There exist quite a few implementations in C or C++ that are part of robust and well tested libraries but for my Blender add-on I needed a platform neutral (= pure python) implementation that I could ship with the add-on. There are a few Python implementations but because I could not determine how well tested they were or because they did not quite meet my requirements I decided to develop an implementation myself.

Requirements

My requirements might not be everybody's requirements so besides supporting adding nodes and providing a nearest neighbor search what were the issues that were important to me?

    Comes with test-suite
    It might seem strange to make this the first requirement but because it's a part that is so essential to my add-on and because the code is quite tricky, I opted for test driven development.

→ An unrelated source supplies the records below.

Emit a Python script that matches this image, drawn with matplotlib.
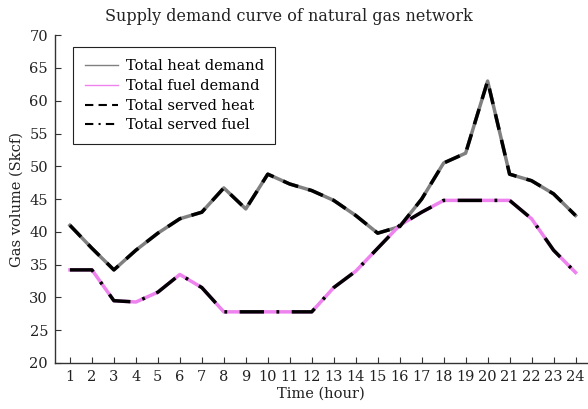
import matplotlib.pyplot as plt
from matplotlib.lines import Line2D

plt.rcParams['font.family'] = ['DejaVu Serif']
plt.rcParams['font.size'] = 10.5

# Data
hours = list(range(1, 25))
heat_demand = [41.0, 37.5, 34.2, 37.2, 39.8, 42.0, 43.0, 46.7, 43.5, 48.8, 47.3, 46.3,
               44.8, 42.5, 39.8, 40.8, 45.0, 50.5, 52.0, 63.0, 48.8, 47.8, 45.8, 42.5]
fuel_demand = [34.2, 34.2, 29.5, 29.3, 30.8, 33.5, 31.5, 27.8, 27.8, 27.8, 27.8, 27.8,
               31.5, 34.0, 37.5, 41.0, 43.0, 44.8, 44.8, 44.8, 44.8, 42.0, 37.2, 33.8]
served_heat = heat_demand
served_fuel = fuel_demand

fig = plt.figure(figsize=(5.88, 4.09), dpi=100)
ax = fig.add_axes([0.0935, 0.1125, 0.904, 0.8015])

ax.plot(hours, heat_demand, color='gray', lw=2.5)
ax.plot(hours, fuel_demand, color='violet', lw=2.5)
ax.plot(hours, served_heat, color='black', lw=2.5, dashes=(4.6, 3.0))
ax.plot(hours, served_fuel, color='black', lw=2.5, dashes=(7.0, 3.6, 0.8, 3.6))

ax.set_xlim(0.32, 24.5)
ax.set_ylim(20, 70)
ax.set_xticks(hours)
ax.set_yticks(range(20, 71, 5))
ax.tick_params(direction='in', length=4, color='#333333', labelcolor='#222222',
               labelsize=10.5, pad=5)
for side in ['top', 'right']:
    ax.spines[side].set_visible(False)
for side in ['left', 'bottom']:
    ax.spines[side].set_color('#333333')
    ax.spines[side].set_linewidth(1.0)

ax.set_title('Supply demand curve of natural gas network', fontsize=11.5, color='#222222',
             pad=10, x=0.44)
ax.set_xlabel('Time (hour)', color='#222222', labelpad=2)
ax.set_ylabel('Gas volume (Skcf)', color='#222222')

handles = [
    Line2D([], [], color='gray', lw=1),
    Line2D([], [], color='violet', lw=1),
    Line2D([], [], color='black', lw=1.5, dashes=(4, 2.5)),
    Line2D([], [], color='black', lw=1.5, dashes=(4, 2.5, 1, 2.5)),
]
labels = ['Total heat demand', 'Total fuel demand', 'Total served heat', 'Total served fuel']
leg = ax.legend(handles, labels, loc='upper left', bbox_to_anchor=(0.034, 0.963),
                fancybox=False, framealpha=1, edgecolor='#222222', handlelength=2.3,
                labelspacing=0.4, borderpad=0.8, handletextpad=0.5, borderaxespad=0)
leg.get_frame().set_linewidth(0.8)

fig.savefig('out.png', dpi=100)
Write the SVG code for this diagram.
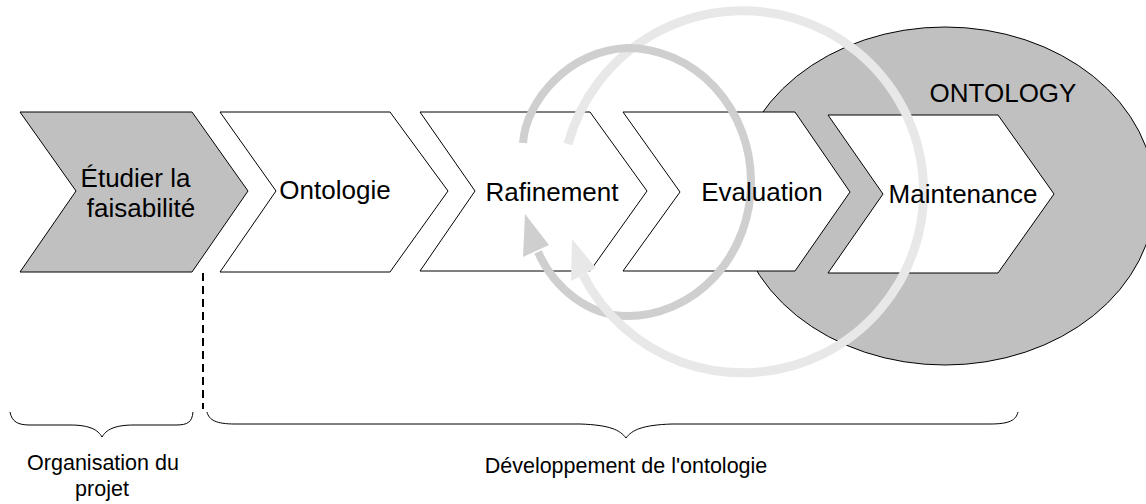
<svg xmlns="http://www.w3.org/2000/svg" width="1146" height="504" viewBox="0 0 1146 504">
  <style>
    .lbl { font-family: "Liberation Sans", Arial, sans-serif; font-size: 26px; fill: #000; text-anchor: middle; }
    .small { font-family: "Liberation Sans", Arial, sans-serif; font-size: 21.5px; fill: #000; text-anchor: middle; }
    .chev { stroke: #000; stroke-width: 1; stroke-linejoin: miter; }
    .white { fill: #fff; }
    .gray { fill: #c0c0c0; }
    .ringDark { fill: none; stroke: #cfcfcf; stroke-width: 8; }
    .ringLight { fill: none; stroke: #e8e8e8; stroke-width: 9; }
    .brace { fill: none; stroke: #000; stroke-width: 1; }
  </style>
  <rect width="1146" height="504" fill="#fff"/>

  <g id="ontology-ellipse">
    <ellipse cx="945" cy="196" rx="210" ry="169" fill="#c0c0c0" stroke="#000" stroke-width="1"/>
    <text class="lbl" x="1003" y="102">ONTOLOGY</text>
  </g>

  <g id="node-etudier">
    <polygon class="chev gray" points="20,112 192,112 248,191 192,272 20,272 76,191"/>
  </g>
  <g id="node-ontologie">
    <polygon class="chev white" points="220,112 390,112 448,191 390,272 220,272 276,191"/>
  </g>
  <g id="node-rafinement">
    <polygon class="chev white" points="420,112 590,112 647,191 590,271 420,271 475,191"/>
  </g>
  <g id="node-evaluation">
    <polygon class="chev white" points="623,112 795,112 850,192 795,271 623,271 680,192"/>
  </g>
  <g id="node-maintenance">
    <polygon class="chev white" points="828,115 998,115 1054,194 998,273 828,273 883,194"/>
  </g>

  <g id="connectors">
    <!-- light cycle arrow, back part -->
    <path class="ringLight" d="M568,144 A181,181 0 1 1 681,362"/>
    <!-- dark cycle arrow -->
    <path class="ringDark" d="M523,143 C526,100 570,50 627,48 A124,134 0 0 1 627,316 C590,316 555,290 538,252"/>
    <polygon fill="#cfcfcf" points="525,214 549,245 523,257"/>
    <!-- light cycle arrow, front part -->
    <path class="ringLight" d="M681,362 A181,181 0 0 1 583,275"/>
    <polygon fill="#e8e8e8" points="572,239 596,268 571,281"/>
    <!-- dashed separator -->
    <line x1="203" y1="273" x2="203" y2="409" stroke="#000" stroke-width="2" stroke-dasharray="8,5"/>
    <!-- braces -->
    <path class="brace" d="M10,412 C12,422 18,425 30,425 L70,425 C90,425 98,430 102,437 C106,430 114,425 134,425 L176,425 C188,425 192,422 193,412"/>
    <path class="brace" d="M207,412 C209,420 216,424 235,424 L580,424 C610,425 620,430 626,438 C632,430 642,425 672,424 L990,424 C1010,424 1016,420 1018,412"/>
  </g>

  <g id="labels">
    <text class="lbl" x="135.5" y="187">Étudier la</text>
    <text class="lbl" x="141" y="217">faisabilité</text>
    <text class="lbl" x="335" y="199">Ontologie</text>
    <text class="lbl" x="552" y="201">Rafinement</text>
    <text class="lbl" x="762" y="201">Evaluation</text>
    <text class="lbl" x="963" y="203">Maintenance</text>
    <text class="small" x="103" y="470">Organisation du</text>
    <text class="small" x="102" y="496">projet</text>
    <text class="small" x="626" y="473">Développement de l'ontologie</text>
  </g>
</svg>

Adding unit tests to a python module is quite simple and although I can't claim that the tests cover all edge cases, they are nevertheless quite comprehensive. There is also a small performance test included.
    Works with any iterable as position
    A node in a kd-tree consists besides other things primarily of a position attribute. For use in Blender this typically would be a Vector instance but in other situations you might want to use other vector implementations. This kd-tree implementation assumes very little about its position attributes, just that it is subscriptable and that it supports a .dot() member function that returns the sum of the pairwise multiplication of its items (in other words, the dot product which is equal to the distance squared). Individual items should be floats (or anything that supports substraction, addition and comparisons). Probably any vector implementation will meet these requirements. The test-suite implements its own, based on Python's list class.
    Allows easy deletion
    Deleting nodes from a kd-tree is tricky and costly because of the rebalancing that has to be performed. I therefor opted for a much simpler solution: Instead of deleting a node we set its data attribute to None and add an option to the .nearest() member function to ignore nodes without data. Of course this won't make the tree any smaller but even when we delete a third of the nodes in random fashion (a typical use case for my tree add-on) the performance impact on nearest neighbor searches is minimal.

Availability

The module is licensed as GPL and available on Github as part of the spacetree add-on for Blender. It is contained in a single source file that can be downloaded separately (click Raw to download).